Even more fascinating is Licklider’s depiction of how a user would interact with the system he envisions. Have a look at pages 45–58 and follow step by step through an interaction (he calls it a conversation) between a user and the system using a real research question. Licklider takes 1994 as a target date for the system to be in place. Elements of the system were in place years earlier, but is the entire system in place even today?

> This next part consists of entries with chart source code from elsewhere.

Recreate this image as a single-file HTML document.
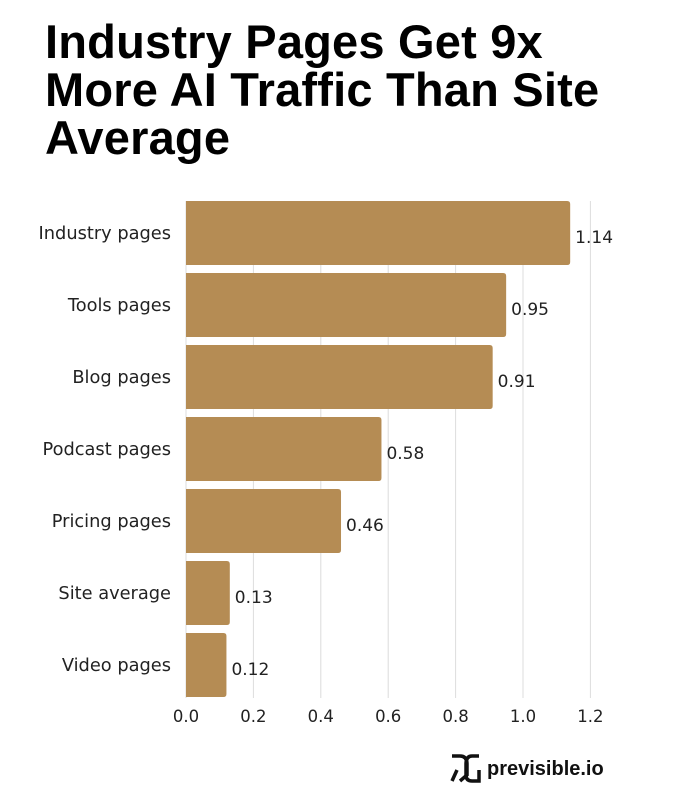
<!DOCTYPE html>
<html><head><meta charset="utf-8">
<style>
body{margin:0;background:#fff;width:676px;height:793px;overflow:hidden;font-family:"DejaVu Sans","Liberation Sans",sans-serif;}
#title{position:absolute;left:45px;top:18px;margin:0;font-family:"Liberation Sans",sans-serif;font-weight:bold;font-size:47px;line-height:48px;color:#000;letter-spacing:0.2px;}
svg{position:absolute;left:0;top:0}
</style></head><body>
<h1 id="title">Industry Pages Get 9x<br>More AI Traffic Than Site<br>Average</h1>
<svg id="chart" width="676" height="793"></svg>
<script>
const categories=["Industry pages","Tools pages","Blog pages","Podcast pages","Pricing pages","Site average","Video pages"];
const values=[1.14,0.95,0.91,0.58,0.46,0.13,0.12];
const ticks=[0,0.2,0.4,0.6,0.8,1.0,1.2];
const tickLabels=["0.0","0.2","0.4","0.6","0.8","1.0","1.2"];
const NS="http://www.w3.org/2000/svg";
const svg=document.getElementById('chart');
const x0=186,pxPer=337,top0=201,pitch=72,bh=64,bottom=698;
const xs=v=>x0+v*pxPer;
function mk(t,a){const e=document.createElementNS(NS,t);for(const k in a)e.setAttribute(k,a[k]);svg.appendChild(e);return e;}
ticks.forEach((t,i)=>{
 const g=mk('line',{x1:xs(t),x2:xs(t),y1:top0,y2:bottom,stroke:'#dcdcdc','stroke-width':1});
 
 
 const l=mk('text',{x:xs(t),y:722,'text-anchor':'middle','font-size':16.5,fill:'#222'});
 l.textContent=tickLabels[i];
 
 
});
categories.forEach((c,i)=>{
 const y=top0+i*pitch,w=xs(values[i])-x0;
 const b=mk('path',{d:`M${x0},${y}H${x0+w-3}Q${x0+w},${y} ${x0+w},${y+3}V${y+bh-3}Q${x0+w},${y+bh} ${x0+w-3},${y+bh}H${x0}Z`,fill:'#b58c54'});
 
 
 const l=mk('text',{x:171,y:y+bh/2+6,'text-anchor':'end','font-size':17.8,fill:'#222'});
 l.textContent=c;
 
 
 const v=mk('text',{x:x0+w+5,y:y+bh/2+10,'font-size':17,fill:'#222'});
 v.textContent=values[i].toFixed(2);
 
 
});
</script>
<svg width="676" height="793" style="pointer-events:none">
<g fill="none" stroke="#111" stroke-width="3.5">
<path d="M452,756 H460 Q467,756 467,764 V775 L460,781"/>
<path d="M479,756 H472 Q466,756 466,764 V775 Q466,781 472,781 H479 V770"/>
<path d="M457,770 L452,781"/>
</g>
<text x="487" y="775" font-family="Liberation Sans, sans-serif" font-weight="bold" font-size="20" fill="#111">previsible.io</text>
</svg>
</body></html>
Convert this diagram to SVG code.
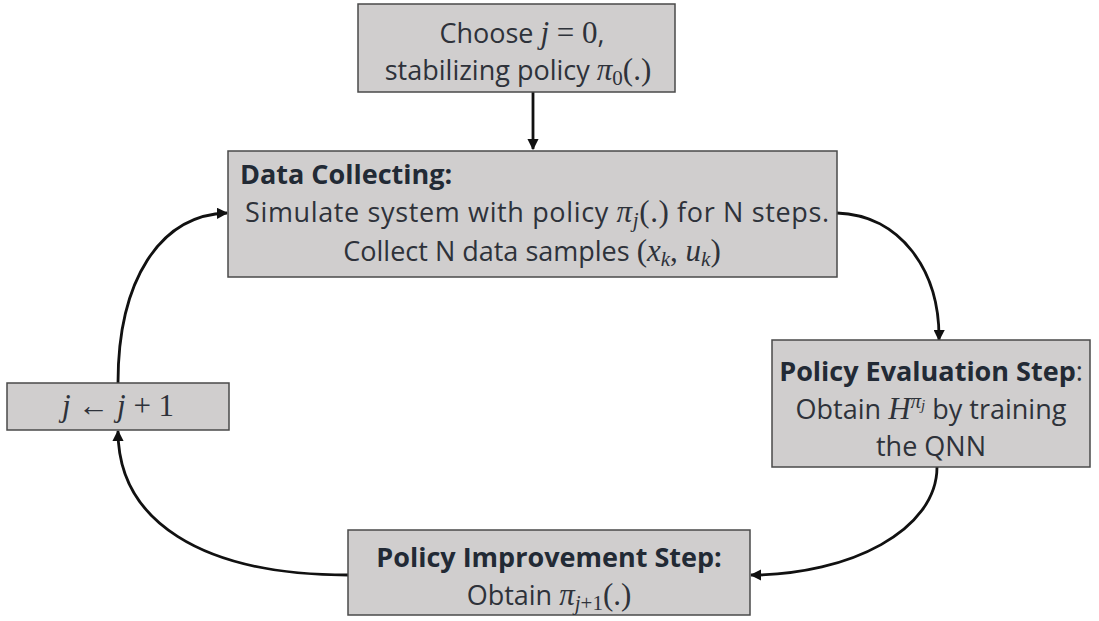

One might wonder how this relates to our present ebook issues and the work of the Digital Content Working Group. Well, libraries (particularly academic libraries) provide access to vast arrays of online content for researchers and scholars. Journals in electronic formats are widely available, though often extremely expensive. Books in electronic form are extremely expensive and not as widely available. In public libraries journal literature is widely available through online databases, but ebooks are not due to cost and inadequate retrieval systems.

It’s 2015 and we haven’t really met the vision put forward in 1965 for the year 2000. There’s no doubt that the computing power, information storage, and software are ready to go. What is lacking is the funding libraries need to invest in online resources, cooperation from the publisher and vendor communities, and a clear vision and plan for statewide or even national access to the electronic content our users require.